-- Start of RECORDS SHOWN --
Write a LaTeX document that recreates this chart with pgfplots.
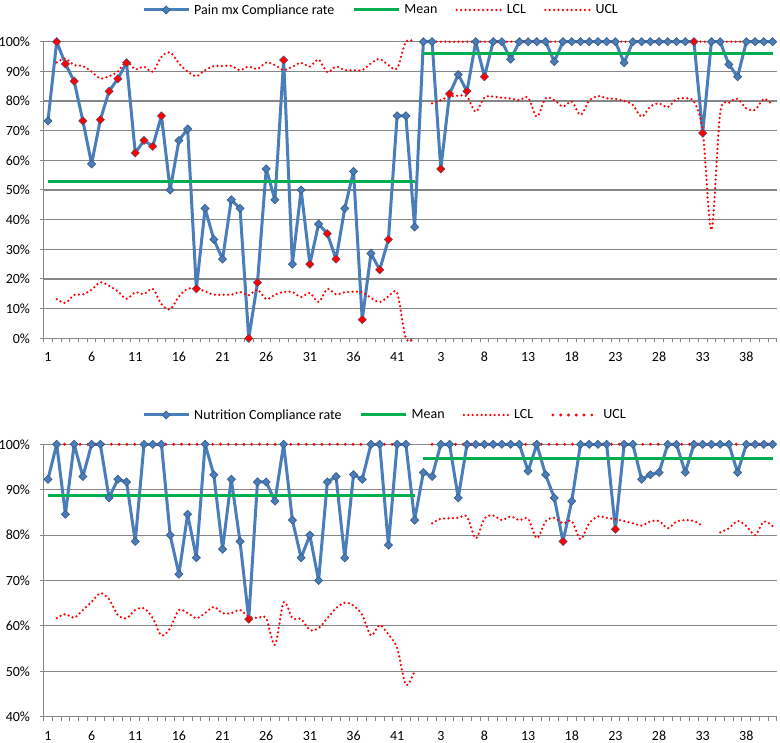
\documentclass[border=0pt]{standalone}
\usepackage{fontspec}
\setmainfont{Carlito}
\usepackage{pgfplots}
\pgfplotsset{compat=1.18}
\definecolor{cblue}{RGB}{74,126,187}
\definecolor{cblueD}{RGB}{56,93,138}
\definecolor{cgreen}{RGB}{0,176,80}
\definecolor{cgrid}{RGB}{134,134,134}
\newcommand{\fs}{\fontsize{14bp}{17bp}\selectfont}
\pgfplotsset{
  spc/.style={
    scale only axis, width=733.3bp,
    xmin=0.5, xmax=84.5,
    axis lines*=left,
    axis line style={cgrid, line width=1bp},
    ymajorgrids, grid style={cgrid, line width=1.1bp},
    xtick={1,6,11,16,21,26,31,36,41,46,51,56,61,66,71,76,81},
    xticklabels={1,6,11,16,21,26,31,36,41,3,8,13,18,23,28,33,38},
    minor xtick={0.5,1.5,...,84.5},
    minor y tick num=0,
    tick align=outside, major tick length=4bp, minor tick length=4bp,
    tick style={cgrid, line width=1bp},
    major x tick style={draw=none},
    tick label style={font=\fs, inner sep=0pt, text=black},
    xticklabel style={anchor=base, yshift=-19.6bp},
    yticklabel style={anchor=east, xshift=-9.4bp},
    /pgf/number format/assume math mode=true,
    clip=false,
    legend columns=4,
    legend cell align=left,
    legend style={draw=none, fill=none, inner sep=0pt, font=\fs,
      /tikz/every odd column/.append style={column sep=4bp},
      /tikz/every even column/.append style={column sep=18bp},
      nodes={inner sep=0pt}},
    legend image code/.code={\draw[mark repeat=2,mark phase=2,##1] plot coordinates {(0bp,0bp)(22.5bp,0bp)(45bp,0bp)};},
  },
  rate/.style={cblue, line width=3bp, line join=round, mark=square*, mark size=2.85bp,
    mark options={rotate=45, solid, fill=cblue, draw=cblueD, line width=0.7bp, line join=miter}},
  flag/.style={only marks, mark=square*, mark size=2.45bp,
    mark options={rotate=45, fill=red, draw=red, line width=0.3bp}},
  meanl/.style={cgreen, line width=3bp},
  lim/.style={red, line width=2.5bp, line cap=round, line join=round, dash pattern=on 0bp off 4.4bp, smooth},
  limbig/.style={red, line width=3.2bp, line cap=round, dash pattern=on 0bp off 7.8bp, smooth},
}
\begin{document}
\begin{tikzpicture}
\useasboundingbox (0,0) rectangle (780bp,743bp);
% ---------------- Top: Pain mx ----------------
\begin{axis}[spc, at={(43.6bp,404.7bp)}, anchor=south west, height=296.6bp,
  ymin=0, ymax=100, ytick={0,10,...,100},
  yticklabels={0\%,10\%,20\%,30\%,40\%,50\%,60\%,70\%,80\%,90\%,100\%},
  legend style={at={(axis description cs:0.1342,1.1069)}, anchor=west}]
\addplot[rate] coordinates {(1,73.3)(2,100)(3,92.5)(4,86.7)(5,73.3)(6,58.8)(7,73.7)(8,83.3)(9,87.5)(10,92.9)(11,62.5)(12,66.7)(13,64.7)(14,75)(15,50)(16,66.7)(17,70.6)(18,16.7)(19,43.8)(20,33.3)(21,26.7)(22,46.7)(23,43.8)(24,0)(25,18.8)(26,57.1)(27,46.7)(28,93.8)(29,25)(30,50)(31,25)(32,38.5)(33,35.3)(34,26.7)(35,43.8)(36,56.3)(37,6.3)(38,28.6)(39,23.1)(40,33.3)(41,75)(42,75)(43,37.5)
(44,100)(45,100)(46,57.1)(47,82.4)(48,88.9)(49,83.3)(50,100)(51,88.2)(52,100)(53,100)(54,94.1)(55,100)(56,100)(57,100)(58,100)(59,93.3)(60,100)(61,100)(62,100)(63,100)(64,100)(65,100)(66,100)(67,92.9)(68,100)(69,100)(70,100)(71,100)(72,100)(73,100)(74,100)(75,100)(76,69.2)(77,100)(78,100)(79,92.3)(80,88.2)(81,100)(82,100)(83,100)(84,100)};
\addlegendentry{Pain mx Compliance rate}
\addplot[meanl] coordinates {(1,53.0)(43,53.0)};
\addlegendentry{Mean}
\addplot[meanl, forget plot] coordinates {(44,96.0)(84,96.0)};
\addplot[lim] coordinates {(2,13.2)(3,11.9)(4,14.6)(5,14.8)(6,16.4)(7,18.9)(8,17.7)(9,15.8)(10,13.3)(11,15.5)(12,14.9)(13,16.7)(14,11.5)(15,9.8)(16,14.1)(17,16.7)(18,16.9)(19,15.8)(20,14.7)(21,14.7)(22,14.7)(23,15.6)(24,14.5)(25,16.4)(26,13.2)(27,14.7)(28,15.6)(29,15.6)(30,13.9)(31,15.3)(32,12.2)(33,16.7)(34,14.8)(35,15.5)(36,15.7)(37,15.6)(38,13.6)(39,12.2)(40,14.1)(41,15.3)(42,0)(43,0)};
\addlegendentry{LCL}
\addplot[lim, forget plot] coordinates {(45,79.2)(46,80.3)(47,81.5)(48,81.8)(49,81.5)(50,76.4)(51,81.2)(52,81.5)(53,81.1)(54,80.9)(55,80.3)(56,81.2)(57,74.7)(58,80.9)(59,80.3)(60,78.1)(61,79.8)(62,75.3)(63,80.1)(64,81.7)(65,80.9)(66,80.7)(67,80.0)(68,78.7)(69,74.7)(70,78.1)(71,79.2)(72,77.9)(73,80.7)(74,80.9)(75,79.8)(76,70)(77,36.5)(78,75.8)(79,79.4)(80,80.7)(81,77.5)(82,77.0)(83,80.7)(84,78.7)};
\addplot[lim] coordinates {(2,93.0)(3,94.3)(4,92.1)(5,91.8)(6,89.9)(7,87.6)(8,88.4)(9,89.9)(10,93.3)(11,90.7)(12,91.6)(13,89.9)(14,94.9)(15,96.4)(16,92.7)(17,89.9)(18,88.4)(19,90.4)(20,91.8)(21,91.8)(22,91.8)(23,90.4)(24,91.6)(25,90.8)(26,93.0)(27,92.1)(28,90.4)(29,91.6)(30,92.9)(31,91.6)(32,94.0)(33,89.7)(34,91.6)(35,90.4)(36,90.4)(37,90.4)(38,92.7)(39,94.2)(40,92.1)(41,91.0)(42,100)(43,100)};
\addlegendentry{UCL}
\addplot[lim, forget plot] coordinates {(45,100)(50,100)(55,100)(60,100)(65,100)(70,100)(75,100)(80,100)(84,100)};
\addplot[flag, forget plot] coordinates {(2,100)(3,92.5)(4,86.7)(5,73.3)(7,73.7)(8,83.3)(9,87.5)(10,92.9)(11,62.5)(12,66.7)(13,64.7)(14,75)(18,16.7)(24,0)(25,18.8)(28,93.8)(31,25)(33,35.3)(34,26.7)(37,6.3)(39,23.1)(40,33.3)(46,57.1)(47,82.4)(49,83.3)(51,88.2)(75,100)(76,69.2)};
\end{axis}
% ---------------- Bottom: Nutrition ----------------
\begin{axis}[spc, at={(43.6bp,26.3bp)}, anchor=south west, height=272.4bp,
  ymin=40, ymax=100, ytick={40,50,...,100},
  yticklabels={40\%,50\%,60\%,70\%,80\%,90\%,100\%},
  legend style={at={(axis description cs:0.1342,1.1076)}, anchor=west}]
\addplot[rate] coordinates {(1,92.3)(2,100)(3,84.6)(4,100)(5,92.9)(6,100)(7,100)(8,88.2)(9,92.3)(10,91.7)(11,78.6)(12,100)(13,100)(14,100)(15,80)(16,71.4)(17,84.6)(18,75)(19,100)(20,93.3)(21,76.9)(22,92.3)(23,78.6)(24,61.5)(25,91.7)(26,91.7)(27,87.5)(28,100)(29,83.3)(30,75)(31,80)(32,70)(33,91.7)(34,92.9)(35,75)(36,93.3)(37,92.3)(38,100)(39,100)(40,77.8)(41,100)(42,100)(43,83.3)
(44,93.8)(45,92.9)(46,100)(47,100)(48,88.2)(49,100)(50,100)(51,100)(52,100)(53,100)(54,100)(55,100)(56,94.1)(57,100)(58,93.3)(59,88.2)(60,78.6)(61,87.5)(62,100)(63,100)(64,100)(65,100)(66,81.3)(67,100)(68,100)(69,92.3)(70,93.3)(71,93.8)(72,100)(73,100)(74,93.8)(75,100)(76,100)(77,100)(78,100)(79,100)(80,93.8)(81,100)(82,100)(83,100)(84,100)};
\addlegendentry{Nutrition Compliance rate}
\addplot[meanl] coordinates {(1,88.8)(43,88.8)};
\addlegendentry{Mean}
\addplot[meanl, forget plot] coordinates {(44,96.8)(84,96.8)};
\addplot[lim] coordinates {(2,61.7)(3,62.6)(4,61.8)(5,63.5)(6,65.3)(7,67.2)(8,65.9)(9,62.4)(10,61.7)(11,63.5)(12,63.9)(13,61.7)(14,57.9)(15,59.5)(16,63.5)(17,62.8)(18,61.7)(19,62.8)(20,64.2)(21,62.8)(22,62.8)(23,63.5)(24,62.0)(25,61.8)(26,61.7)(27,55.8)(28,65.2)(29,61.7)(30,61.5)(31,59.1)(32,59.5)(33,61.7)(34,63.9)(35,65.1)(36,64.5)(37,62.4)(38,57.9)(39,60.2)(40,58.1)(41,55.1)(42,47.0)(43,50.1)};
\addlegendentry{LCL}
\addplot[lim, forget plot] coordinates {(45,82.6)(46,83.6)(47,83.7)(48,83.8)(49,84.1)(50,79.3)(51,83.7)(52,84.3)(53,83.3)(54,84.1)(55,83.3)(56,83.6)(57,79.3)(58,83.0)(59,83.8)(60,82.6)(61,83.1)(62,79.1)(63,82.6)(64,84.1)(65,83.8)(66,83.5)(67,83.1)(68,82.6)(69,82.1)(70,83.0)(71,83.1)(72,81.5)(73,83.0)(74,83.3)(75,83.1)(76,82.0)};
\addplot[lim, forget plot] coordinates {(78,80.6)(79,81.5)(80,83.1)(81,82.0)(82,80.0)(83,83.0)(84,82.0)};
\addplot[limbig] coordinates {(2,100)(10,100)(20,100)(30,100)(43,100)};
\addlegendentry{UCL}
\addplot[limbig, forget plot] coordinates {(45,100)(55,100)(65,100)(75,100)(84,100)};
\addplot[flag, forget plot] coordinates {(24,61.5)(60,78.6)(66,81.3)};
\end{axis}
\end{tikzpicture}
\end{document}
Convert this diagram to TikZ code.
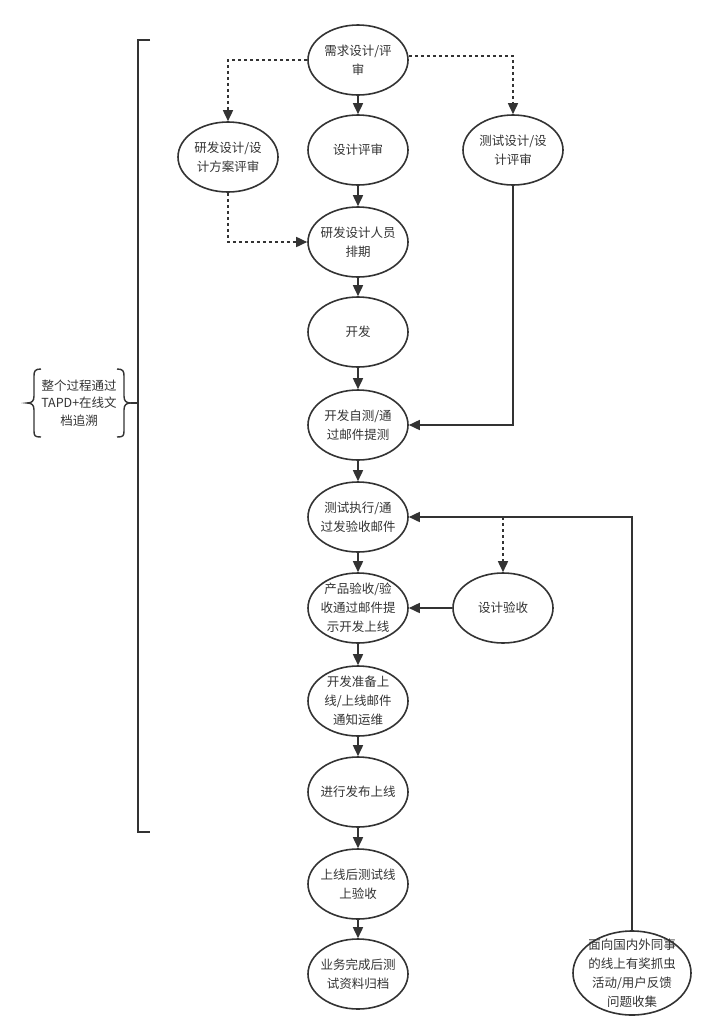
-- End of RECORDS SHOWN --
TASK INSTRUCTIONS >> Pull out every line holding "this" from the records above, and copy it.

RESULT OF THE TASK >>
Write a LaTeX document that recreates this chart with pgfplots.
Convert this diagram to TikZ code.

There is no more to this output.